Pointer to growing displeasure with govt’s India policy
THE comments made recently by two key figures of the Awami League-led ruling alliance — Workers’ Party of Bangladesh president Rashed Khan Menon and Jatiya Party chairman HM Ershad — about the actions and attitudes of the advisers to the prime minister vis-à-vis Bangladesh’s dealings with India, uncannily identical as they are, bring into focus, yet again, the question of these advisers’ accountability in particular and the government’s India policy in general. On Sunday, according to a report published in New Age on Monday, when addressing the House, Menon said the ‘way the advisers talk’ seemed to suggest that ‘they are no advisers to the [Bangladesh] prime minister; rather, they are advisers to the Indian prime minister, Manmohan Singh. The very next day, according to a report published in New Age on Tuesday, when addressing a street rally as part of his party’s long march from Dhaka to Feni, Ershad, a key ally of the AL-led government, said that ‘these advisers are not for Bangladesh, they are people of India’ and that ‘they do not talk for Bangladesh, they talk for India’, adding that ‘there is no need to have such advisers.’ The statements of Menon and Ershad seem to encapsulate increasing public displeasure with the advisers on the one hand and the government’s dealings with India on the other.

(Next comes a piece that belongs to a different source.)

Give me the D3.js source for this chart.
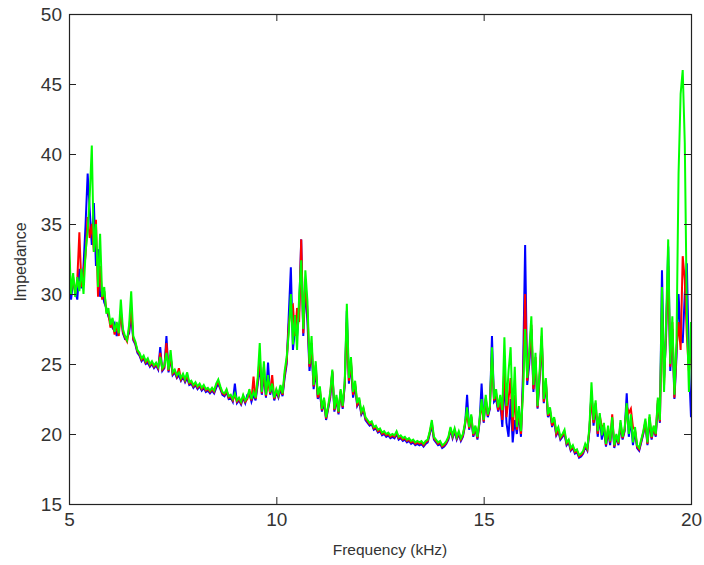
<!DOCTYPE html>
<html>
<head>
<meta charset="utf-8">
<script src="https://cdnjs.cloudflare.com/ajax/libs/d3/7.8.5/d3.min.js"></script>
<style>
  body { margin: 0; background: #fff; }
  svg { display: block; }
  .axis text { font-family: "Liberation Sans", Arial, sans-serif; fill: #333; }
  .axis path { display: none; }
  .axis line { stroke: #222; }
</style>
</head>
<body>
<svg id="chart"></svg>
<script>
// frequency grid: 5 to 20 kHz, one reading every 0.05 kHz
var freqStart = 5, freqStep = 0.05;

// impedance readings, one row per kHz (5.00 .. 5.95, 6.00 .. 6.95, ...) plus 20.00
var blueImp = [
  31.5, 29.6, 31.0, 30.2, 29.6, 31.8, 30.4, 32.0, 35.0, 38.6, 36.0, 33.5, 36.5, 32.0, 33.2, 29.8, 30.2, 29.4, 29.0, 28.4,
  28.0, 27.6, 27.9, 27.0, 27.5, 28.6, 27.2, 26.8, 26.9, 27.2, 28.5, 26.7, 26.4, 25.8, 25.6, 25.2, 25.4, 25.0, 25.1, 24.8,
  25.0, 24.7, 24.9, 24.6, 26.2, 24.5, 24.7, 27.0, 24.4, 25.5, 24.2, 24.4, 24.0, 24.2, 23.8, 24.1, 23.7, 24.0, 23.5, 23.6,
  23.3, 23.5, 23.2, 23.4, 23.1, 23.3, 23.0, 23.1, 22.9, 23.1, 22.9, 23.3, 23.6, 23.2, 22.8, 22.7, 23.0, 22.5, 22.6, 22.3,
  23.6, 22.2, 22.4, 22.1, 22.6, 22.2, 22.8, 22.9, 22.3, 22.8, 22.4, 23.5, 25.0, 22.8, 24.2, 22.6, 25.1, 22.8, 23.4, 22.4,
  23.0, 22.6, 23.2, 22.7, 24.0, 25.0, 28.5, 31.9, 26.0, 27.5, 27.0, 28.8, 33.9, 27.0, 30.5, 28.0, 24.5, 26.0, 23.2, 24.6,
  22.5, 23.0, 21.6, 22.3, 21.0, 21.8, 22.6, 24.4, 21.6, 22.5, 21.4, 23.0, 21.8, 23.5, 28.8, 23.6, 25.0, 22.6, 23.4, 22.0,
  22.3, 21.4, 21.7, 21.0, 20.8, 20.6, 20.7, 20.3, 20.4, 20.1, 20.2, 19.9, 20.0, 19.8, 19.9, 19.7, 19.8, 19.7, 20.0, 19.6,
  19.7, 19.5, 19.6, 19.4, 19.5, 19.3, 19.4, 19.2, 19.3, 19.2, 19.3, 19.1, 19.3, 19.4, 20.0, 20.6, 19.6, 19.4, 19.2, 19.3,
  19.0, 19.1, 19.3, 19.6, 20.3, 19.7, 20.2, 19.6, 20.0, 19.5, 19.8, 20.6, 22.8, 20.3, 21.2, 19.8, 20.4, 19.6, 20.8, 23.6,
  20.8, 22.5, 21.2, 21.8, 27.0, 22.3, 22.5, 21.6, 22.3, 20.5, 24.0, 20.8, 19.8, 22.5, 19.4, 21.0, 20.0, 21.5, 19.8, 24.5,
  33.5, 23.5, 25.0, 27.5, 23.0, 25.2, 21.8, 24.0, 26.8, 22.2, 23.6, 21.2, 21.6, 20.5, 21.0, 19.9, 20.2, 19.6, 19.8, 20.0,
  19.2, 19.4, 18.8, 19.0, 18.6, 18.7, 18.3, 18.4, 18.6, 19.1, 18.8, 20.2, 23.0, 20.6, 22.0, 19.8, 21.2, 19.6, 20.4, 19.1,
  20.2, 19.2, 21.0, 19.0, 19.8, 19.2, 20.6, 19.6, 20.2, 22.9, 19.8, 21.0, 19.2, 20.2, 19.0, 18.8, 19.4, 20.0, 20.8, 19.2,
  21.0, 19.6, 20.4, 19.8, 22.2, 20.8, 31.7, 24.0, 27.0, 33.4, 24.5, 27.5, 22.5, 25.5, 30.0, 27.0, 26.5, 30.0, 32.2, 25.0,
  21.2
];

var redImp = [
  32.5, 30.2, 31.2, 30.0, 31.0, 34.4, 30.5, 31.5, 32.8, 35.5, 34.0, 35.0, 33.0, 35.3, 29.8, 32.0, 29.6, 30.2, 28.8, 28.6,
  27.6, 28.0, 27.1, 27.8, 27.0, 28.8, 27.3, 26.9, 26.6, 27.5, 29.0, 26.8, 26.5, 25.9, 25.7, 25.3, 25.5, 25.1, 25.3, 24.9,
  25.1, 24.8, 25.0, 24.7, 25.8, 24.6, 24.8, 26.5, 24.5, 25.6, 24.3, 24.5, 24.1, 24.7, 23.9, 24.2, 23.8, 24.2, 23.6, 23.7,
  23.4, 23.6, 23.3, 23.5, 23.2, 23.4, 23.1, 23.2, 23.0, 23.2, 23.0, 23.5, 23.7, 23.3, 22.9, 22.8, 23.1, 22.6, 22.7, 22.4,
  22.8, 22.3, 22.5, 22.2, 22.7, 22.3, 22.5, 23.0, 22.4, 24.1, 22.5, 23.8, 25.5, 22.9, 24.8, 22.7, 23.8, 22.9, 24.2, 22.5,
  23.1, 22.7, 23.4, 22.8, 24.2, 25.2, 27.8, 29.0, 29.2, 27.0, 29.0, 28.0, 33.9, 27.2, 31.0, 28.8, 24.8, 26.5, 23.4, 24.9,
  22.6, 23.2, 21.7, 22.5, 21.1, 21.9, 22.8, 24.5, 21.7, 22.6, 21.5, 23.1, 21.9, 23.6, 28.0, 23.8, 25.2, 22.8, 23.6, 22.1,
  22.4, 21.5, 21.8, 21.1, 20.9, 20.7, 20.8, 20.4, 20.5, 20.2, 20.3, 20.0, 20.1, 19.9, 20.0, 19.8, 19.9, 19.8, 20.1, 19.7,
  19.8, 19.6, 19.7, 19.5, 19.6, 19.4, 19.5, 19.3, 19.4, 19.3, 19.4, 19.2, 19.4, 19.5, 20.1, 20.8, 19.7, 19.5, 19.3, 19.4,
  19.1, 19.2, 19.4, 19.7, 20.4, 19.8, 20.3, 19.7, 20.1, 19.6, 19.9, 20.7, 21.5, 20.4, 21.3, 19.9, 20.5, 19.7, 20.9, 22.2,
  20.9, 22.6, 21.3, 21.9, 25.5, 22.4, 22.9, 21.7, 22.5, 21.0, 25.0, 21.2, 22.5, 24.0, 20.2, 22.8, 20.3, 21.7, 20.0, 23.5,
  30.0, 23.8, 25.5, 27.8, 23.2, 25.5, 21.9, 24.2, 27.0, 22.3, 23.8, 21.3, 21.7, 20.6, 21.1, 20.0, 20.3, 19.7, 19.9, 20.1,
  19.3, 19.5, 18.9, 19.1, 18.7, 18.8, 18.4, 18.5, 18.7, 19.2, 18.9, 20.3, 22.8, 20.8, 22.2, 20.0, 21.3, 20.5, 20.6, 19.2,
  20.4, 19.4, 21.4, 19.1, 19.9, 19.3, 20.8, 19.7, 20.3, 22.0, 21.5, 21.8, 20.5, 20.3, 19.1, 18.9, 19.5, 20.1, 20.9, 19.3,
  21.2, 19.7, 20.5, 19.9, 22.4, 20.9, 29.0, 23.5, 27.5, 32.0, 24.8, 28.0, 22.6, 26.0, 28.0, 26.0, 32.7, 31.0, 27.0, 24.5,
  26.0
];

var greenImp = [
  33.8, 30.0, 31.5, 29.8, 31.2, 30.2, 31.8, 30.0, 33.0, 34.5, 37.0, 40.6, 33.0, 35.0, 30.5, 34.3, 29.8, 30.5, 28.6, 29.0,
  27.8, 28.3, 27.3, 28.0, 27.2, 29.6, 27.5, 27.0, 26.7, 27.8, 30.2, 27.0, 26.6, 26.0, 25.8, 25.4, 25.6, 25.2, 25.4, 25.0,
  25.2, 24.9, 25.1, 24.8, 25.5, 24.7, 24.9, 25.8, 24.6, 26.0, 24.4, 24.6, 24.2, 24.4, 24.0, 24.3, 23.9, 24.4, 23.7, 23.8,
  23.5, 23.7, 23.4, 23.6, 23.3, 23.5, 23.2, 23.3, 23.1, 23.3, 23.1, 23.6, 23.9, 23.4, 23.0, 22.9, 23.2, 22.7, 22.8, 22.5,
  22.9, 22.4, 22.6, 22.3, 22.8, 22.4, 22.6, 23.2, 22.5, 23.0, 22.6, 24.0, 26.5, 23.0, 25.2, 22.8, 24.2, 23.0, 23.6, 22.6,
  23.2, 22.8, 23.5, 22.9, 24.5, 25.5, 27.2, 30.0, 26.4, 28.5, 26.0, 29.8, 32.4, 27.5, 31.7, 29.5, 25.0, 27.0, 23.5, 25.2,
  22.8, 23.4, 21.8, 22.6, 21.2, 22.0, 23.0, 24.6, 21.8, 22.8, 21.6, 23.2, 22.0, 23.8, 29.3, 24.0, 25.5, 23.0, 23.8, 22.2,
  22.6, 21.6, 21.9, 21.2, 21.0, 20.8, 20.9, 20.5, 20.6, 20.3, 20.4, 20.1, 20.2, 20.0, 20.1, 19.9, 20.0, 19.9, 20.2, 19.8,
  19.9, 19.7, 19.8, 19.6, 19.7, 19.5, 19.6, 19.4, 19.5, 19.4, 19.5, 19.3, 19.5, 19.6, 20.2, 21.0, 19.8, 19.6, 19.4, 19.5,
  19.2, 19.3, 19.5, 19.8, 20.5, 19.9, 20.4, 19.8, 20.2, 19.7, 20.0, 20.8, 21.9, 20.5, 21.4, 20.0, 20.6, 19.8, 21.0, 22.5,
  21.0, 22.8, 21.4, 22.0, 26.2, 22.5, 23.2, 21.9, 22.8, 21.7, 26.9, 22.0, 24.5, 26.2, 21.2, 24.8, 20.5, 22.0, 20.2, 23.0,
  27.5, 24.0, 26.0, 28.4, 23.5, 25.8, 22.0, 24.5, 27.6, 22.5, 24.0, 21.4, 21.9, 20.8, 21.2, 20.2, 20.5, 19.8, 20.0, 20.3,
  19.4, 19.6, 19.0, 19.2, 18.8, 18.9, 18.5, 18.6, 18.8, 19.3, 19.0, 20.5, 23.7, 21.0, 22.4, 20.2, 21.5, 19.9, 20.8, 19.3,
  20.6, 19.5, 21.2, 19.2, 20.0, 19.4, 21.0, 19.8, 20.4, 22.2, 20.0, 21.4, 19.4, 20.5, 19.2, 19.0, 19.6, 20.2, 21.1, 19.4,
  21.4, 19.8, 20.6, 20.0, 22.6, 21.0, 30.5, 23.0, 28.0, 33.9, 25.0, 28.4, 22.8, 26.5, 38.6, 44.3, 46.0, 40.8, 28.5, 23.0,
  28.0
];

var xTicks = [5, 10, 15, 20];
var yTicks = [15, 20, 25, 30, 35, 40, 45, 50];
var xLabel = "Frequency (kHz)";
var yLabel = "Impedance";

var width = 704, height = 565;
var margin = {top: 14, right: 13, bottom: 61, left: 69};
var plotW = width - margin.left - margin.right;
var plotH = height - margin.top - margin.bottom;

var svg = d3.select("#chart")
  .attr("width", width)
  .attr("height", height);

var xScale = d3.scaleLinear()
  .domain([5, 20])
  .range([margin.left, margin.left + plotW]);

var yScale = d3.scaleLinear()
  .domain([15, 50])
  .range([margin.top + plotH, margin.top]);

svg.append("defs").append("clipPath")
  .attr("id", "plotClip")
  .append("rect")
  .attr("x", margin.left)
  .attr("y", margin.top)
  .attr("width", plotW)
  .attr("height", plotH);

var line = d3.line()
  .x(function(d, i) { return xScale(freqStart + i * freqStep); })
  .y(function(d) { return yScale(d); });

var series = [
  {name: "blue", values: blueImp, color: "#0000ff"},
  {name: "red", values: redImp, color: "#ff0000"},
  {name: "green", values: greenImp, color: "#00ff00"}
];

svg.append("g")
  .attr("clip-path", "url(#plotClip)")
  .selectAll("path")
  .data(series)
  .enter()
  .append("path")
  .attr("d", function(d) { return line(d.values); })
  .attr("fill", "none")
  .attr("stroke", function(d) { return d.color; })
  .attr("stroke-width", 2)
  .attr("stroke-linejoin", "miter");

// axes, ticks point into the plot like matlab
var tickLen = 7;

svg.append("g")
  .attr("class", "axis")
  .attr("transform", "translate(0," + (margin.top + plotH) + ")")
  .call(d3.axisBottom(xScale).tickValues(xTicks).tickSize(-tickLen).tickSizeOuter(0).tickPadding(9))
  .selectAll("text")
  .style("font-size", "19px");

svg.append("g")
  .attr("class", "axis")
  .attr("transform", "translate(" + margin.left + ",0)")
  .call(d3.axisLeft(yScale).tickValues(yTicks).tickSize(-tickLen).tickSizeOuter(0).tickPadding(7))
  .selectAll("text")
  .style("font-size", "19px");

svg.append("g")
  .attr("class", "axis")
  .attr("transform", "translate(0," + margin.top + ")")
  .call(d3.axisTop(xScale).tickValues(xTicks).tickSize(-tickLen).tickSizeOuter(0).tickFormat(""));

svg.append("g")
  .attr("class", "axis")
  .attr("transform", "translate(" + (margin.left + plotW) + ",0)")
  .call(d3.axisRight(yScale).tickValues(yTicks).tickSize(-tickLen).tickSizeOuter(0).tickFormat(""));

// box
svg.append("rect")
  .attr("x", margin.left + 0.5)
  .attr("y", margin.top + 0.5)
  .attr("width", plotW)
  .attr("height", plotH)
  .attr("fill", "none")
  .attr("stroke", "#222")
  .attr("stroke-width", 1.2);

svg.append("text")
  .attr("x", 390)
  .attr("y", height - 10)
  .attr("text-anchor", "middle")
  .style("font-family", "'Liberation Sans', Arial, sans-serif")
  .style("font-size", "15.5px")
  .style("fill", "#333")
  .text(xLabel);

svg.append("text")
  .attr("transform", "translate(26," + (margin.top + plotH / 2 + 3) + ") rotate(-90)")
  .attr("text-anchor", "middle")
  .style("font-family", "'Liberation Sans', Arial, sans-serif")
  .style("font-size", "16px")
  .style("fill", "#333")
  .text(yLabel);
</script>
</body>
</html>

Notably, on more occasions than one in the past three years or so, the international affairs adviser, Gowher Rizvi, and the economic adviser, Mashiur Rahman, have made statements on issues related to the Bangladesh-India relations that have not gone down well with the people at large, especially the politically conscious sections of society. For example, at the height of the controversy over transit to India, Mashiur said in March 2011 imposing charges for shipment of Indian goods through Bangladesh would be ‘uncivilised’. Similarly, in the midst of intense public anger over India’s decision to go ahead with the construction of the Tipaimukh Dam on the trans-boundary river Barak, which, according to experts and environmentalists in both Bangladesh and India, would wreak havoc on the life and livelihood of the people on either side of the border, Rizvi commented that Bangladesh could benefit from the hydroelectric project. Such conclusions have naturally raised questions as to where the allegiance of these advisers lies.
Most importantly, such identical conclusions from ideologically and politically disparate sources within the ruling alliance should be an eye-opener for the incumbents as to how the people in general view its India policy and how unhappy they have become. Hence, besides reining in the advisers, the incumbents need to seriously rethink its policy towards India.